I would lovingly explain that Baptism cannot be repeated, and you cannot celebrate an attempted second baptism. I would also tell them you would be happy to provide a Godly example and to encourage and guide the child to Jesus, but you can’t compromise your faith. You can respect her authority as parent and not take her to Mass, but if something were to happen to them, and you were raising the child, you would be required to raise her in the Church.
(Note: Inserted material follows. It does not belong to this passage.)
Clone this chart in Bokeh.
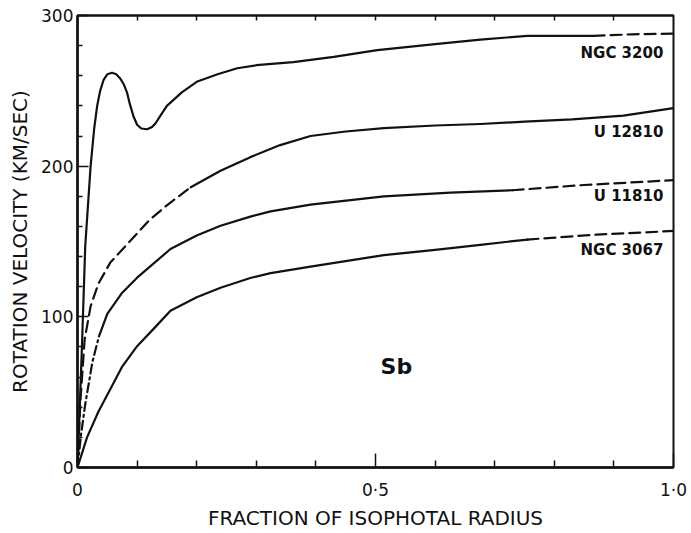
from bokeh.plotting import figure
from bokeh.models import FixedTicker, LinearAxis, Label, Range1d, CustomJSTickFormatter
from bokeh.core.properties import value
from bokeh.embed import file_html
from bokeh.resources import INLINE

# ---------------- data ----------------
ngc3200_x = [0, 0.007, 0.013, 0.022, 0.028, 0.033, 0.038, 0.044, 0.05, 0.058, 0.065, 0.072,
             0.078, 0.083, 0.088, 0.094, 0.1, 0.107, 0.117, 0.125, 0.131, 0.14, 0.15, 0.175,
             0.2, 0.235, 0.268, 0.3, 0.362, 0.43, 0.503, 0.6, 0.676, 0.755, 0.866]
ngc3200_v = [0, 75, 147, 200, 225, 240, 250, 257.5, 261, 262, 261, 258,
             254, 249, 241, 233, 227.5, 225, 224.5, 226, 228.5, 234, 240, 249,
             256, 261, 265, 267, 269, 272.5, 277, 281, 284, 286.5, 286.5]
ngc3200_dash_x = [0.866, 0.93, 1.0]
ngc3200_dash_v = [286.5, 287.5, 288]

u12810_dash_x = [0, 0.005, 0.012, 0.022, 0.035, 0.055, 0.083, 0.12, 0.15, 0.19]
u12810_dash_v = [0, 45, 85, 107, 122, 136, 148, 164, 174, 186]
u12810_x = [0.19, 0.24, 0.29, 0.34, 0.391, 0.45, 0.514, 0.6, 0.676, 0.75, 0.83, 0.916, 1.0]
u12810_v = [186, 197, 206, 214, 220, 223, 225.3, 227, 228, 229.5, 231, 233.6, 238.5]

u11810_dashdot_x = [0, 0.006, 0.013, 0.025, 0.036]
u11810_dashdot_v = [0, 22, 42, 70, 87]
u11810_x = [0.036, 0.05, 0.075, 0.1, 0.156, 0.2, 0.24, 0.29, 0.324, 0.391, 0.514, 0.626, 0.73]
u11810_v = [87, 102, 116, 126, 145, 154, 160.5, 166.5, 170, 174.5, 180, 182.5, 184]
u11810_dash_x = [0.73, 0.85, 1.0]
u11810_dash_v = [184, 187.5, 190.7]

ngc3067_x = [0, 0.016, 0.035, 0.055, 0.075, 0.1, 0.13, 0.156, 0.2, 0.24, 0.29, 0.324,
             0.391, 0.514, 0.6, 0.676, 0.755]
ngc3067_v = [0, 20, 37, 52, 67, 80.5, 93, 104, 113, 119.3, 125.8, 129,
             133.3, 140.9, 144.5, 147.8, 151.3]
ngc3067_dash_x = [0.755, 0.87, 1.0]
ngc3067_dash_v = [151.3, 154.5, 157]

curve_names = ["NGC 3200", "U 12810", "U 11810", "NGC 3067"]
curve_label_v = [275, 223, 180, 144.5]

x_ticks = [0, 0.5, 1.0]
x_tick_labels = {0: "0", 0.5: "0·5", 1: "1·0"}
x_minor = [0.1, 0.2, 0.3, 0.4, 0.6, 0.7, 0.8, 0.9]
top_ticks = [0.1, 0.2, 0.3, 0.4, 0.5, 0.6, 0.7, 0.8, 0.9]
y_ticks = [0, 100, 200, 300]
y_minor = [20, 40, 60, 80, 120, 140, 160, 180, 220, 240, 260, 280]

x_title = "FRACTION OF ISOPHOTAL RADIUS"
y_title = "ROTATION VELOCITY (KM/SEC)"
panel_label = "Sb"

FONT = "DejaVu Sans"
INK = "#111111"

p = figure(width=690, height=532, output_backend="svg", toolbar_location=None,
           x_range=Range1d(0, 1), y_range=Range1d(0, 300),
           min_border_left=77, min_border_right=17, min_border_top=15, min_border_bottom=55,
           background_fill_color="white", border_fill_color="white")
p.grid.visible = False
p.outline_line_color = INK
p.outline_line_width = 2

# axes
xa = p.xaxis[0]
xa.ticker = FixedTicker(ticks=x_ticks, minor_ticks=x_minor)
xa.major_label_overrides = x_tick_labels
ya = p.yaxis[0]
ya.ticker = FixedTicker(ticks=y_ticks, minor_ticks=y_minor)
for ax in (xa, ya):
    ax.axis_line_width = 2.5
    ax.axis_line_color = INK
    ax.major_tick_out = 0
    ax.minor_tick_out = 0
    ax.major_tick_line_color = INK
    ax.minor_tick_line_color = INK
    ax.major_tick_line_width = 1.5
    ax.minor_tick_line_width = 1.5
    ax.major_label_text_font = FONT
    ax.major_label_text_font_size = "17px"
    ax.major_label_text_color = INK
    ax.axis_label_text_font = FONT
    ax.axis_label_text_font_size = "20px"
    ax.axis_label_text_font_style = "normal"
    ax.axis_label_text_color = INK
xa.major_tick_in = 14
xa.minor_tick_in = 7
xa.major_label_standoff = 12
xa.axis_label = x_title
xa.axis_label_standoff = 3
ya.major_tick_in = 11
ya.minor_tick_in = 5
ya.major_label_standoff = 4
ya.axis_label = y_title
ya.axis_label_standoff = 6

top = LinearAxis(ticker=FixedTicker(ticks=top_ticks),
                 formatter=CustomJSTickFormatter(code="return ''"),
                 major_tick_in=5, major_tick_out=0, minor_tick_in=0, minor_tick_out=0,
                 major_label_standoff=0, axis_line_width=2,
                 axis_line_color=INK, major_tick_line_width=1.5, major_tick_line_color=INK)
p.add_layout(top, "above")

# curves
lw = 2.2
kw = dict(line_color=INK, line_width=lw, line_join="round", line_cap="round")
p.line(ngc3200_x, ngc3200_v, **kw)
p.line(ngc3200_dash_x, ngc3200_dash_v, line_dash="11 6", **kw)
p.line(u12810_dash_x, u12810_dash_v, line_dash="11 6", **kw)
p.line(u12810_x, u12810_v, **kw)
p.line(u11810_dashdot_x, u11810_dashdot_v, line_dash="9 4 2 4", **kw)
p.line(u11810_x, u11810_v, **kw)
p.line(u11810_dash_x, u11810_dash_v, line_dash="11 6", **kw)
p.line(ngc3067_x, ngc3067_v, **kw)
p.line(ngc3067_dash_x, ngc3067_dash_v, line_dash="11 6", **kw)

# curve labels
p.text(x=[0.983] * 4, y=curve_label_v, text=curve_names, text_font=value(FONT),
       text_font_size="15px", text_font_style="bold", text_color=INK,
       text_align="right", text_baseline="middle")

p.add_layout(Label(x=0.535, y=67, text=panel_label, text_font=FONT, text_font_size="22px",
                   text_font_style="bold", text_color=INK, text_align="center",
                   text_baseline="middle"))

open("out.html", "w").write(file_html(p, INLINE))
Also, you should note to her that the courts don’t generally look to Godparents for deciding whom the child should live with or be raised by when the parents die. They look first to the will, and then to family relations like grandparents and siblings. If they want you to be the ones to raise her if they should pass, they both NEED to fill out wills to explicitly state that. You don’t want any confusion in that situation.


#10

Thank you guys for your input. Like I said, I told her that her definiton of Godparent differs from ours but gathering what information you all gave me, no matter the definition, we can’t accomodate her wishes. This is going to be a difficult conversation to have with her but once she said she didn’t want us to involve her child in our faith I knew this was the decision we were going to have to make. Thanks again and God Bless!


#11

She said ‘Godparent’ but what she is describing sounds a lot more like a guardian in case she and her husband pass away. I don’t know what the Catholic teaching is, if any, on being the guardian of a non-Catholic child.

I’d ask a priest for the Church answer. Your friend must greatly admire you and your husband to select you as a guardian even if they aren’t Catholic thinking people.